I actually have one for round tokens that I’m modifying and adding the large obstacle tokens. I am a bit confused as to some of the images on board game geek because they will show one landing craft with four infantry and a tank on it and some other odd combinations which don’t make any sense to me.

I would love to see some photos of your output on the table (hint, hint landing zones). i’m thinking it would have a different look from any of the pre-printed scenarios but does it match exactly what you’d have if you built with all-terrain tiles on a map? does it look better? :heart_eyes:

I also have to ask as a community are we ready for the day when days of wonder abandons their online memoir 44 resources? they may still bring out expansions especially if their new product release release sells well enough but they seem a far far away from sort of wrapping everything up in a bow as in offering expansions that fill in a lot of the missing links that we all end up print and. playing.

I just had an idea for an awesome program very close to what you’re doing but probably a massive step:

  1. not only output the terrain requirements as usual with a map, but actual miniature counts
  2. The pièce de résistance above this would be something that takes that and then says you need expansion XY&Z what is actually being used from each expansion (making it easy to evaluate if one can proxy their way out of buying an expansion for let’s say two tokens.)
  3. this would be a massive feature with scenario editor which frankly does a horrible job of telling you what expansions you need to play a given scenario. Well those looking to get into the game this kind of information it’s nice whereas experience people just have piles of stuff.
  4. it would be nice to have a tool where you input your collection and are told the counts you had of everything and then will tell you where you’re coming up short to play a given scenario before you even print it.

things could be so much better. I’d even love a tool that does a custom print out kind of like I’m doing with my sheet and tells me on the print out everything I own.

it almost seems like your program actually has access to all of this data and it’s just a matter of outputing it. maybe you just output it all on one map including the double roll of summary cards and then let the end-user crop as they will for printing. i’m no programmer but just trying to make this as easy as possible. it would be pretty awesome just to use your program not even to print maps, but to output requirements for scenarios in scenario editor. it might even be a nice design tool as I’m sure people designing scenarios don’t want to just go over the edge to require another copy of an expansion etc.

Both parts are created in the Editor. The bottom part is a whole Breakthrough map and the top is a Normal map. (The software just ignores what is from the 7th row down.)

It doesn’t send the output to a printer. It builds the map from the Editor file and outputs an image for you to print out. As with all printing - check more times than you think you need, then check again.

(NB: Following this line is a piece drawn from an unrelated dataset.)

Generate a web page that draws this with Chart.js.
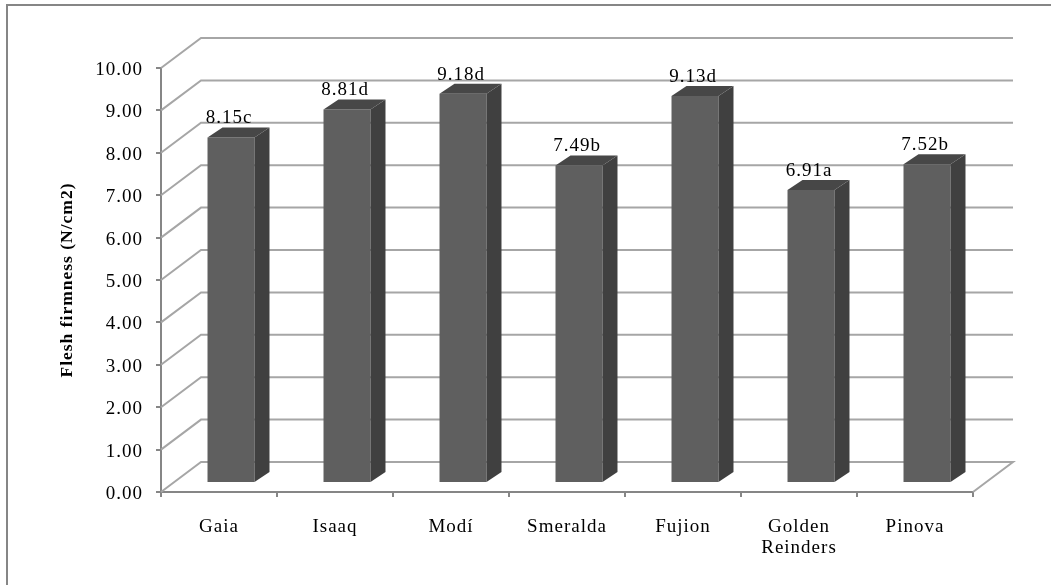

You need the Editor to create the scenario files.

The image here: And so the painting begins… shows a map I printed a while ago (without Summary Cards) and on the file page on BGG there is an, albeit resized and in jpeg format, example of the output with cards. You may judge for yourself.

The editor does tell you how may of each tile/marker/miniature you need and allows you to select which expansions are used.

To be honest, printing maps is kind of the point of my program. It isn’t meant to be a design tool. The Scenario Editor already does that.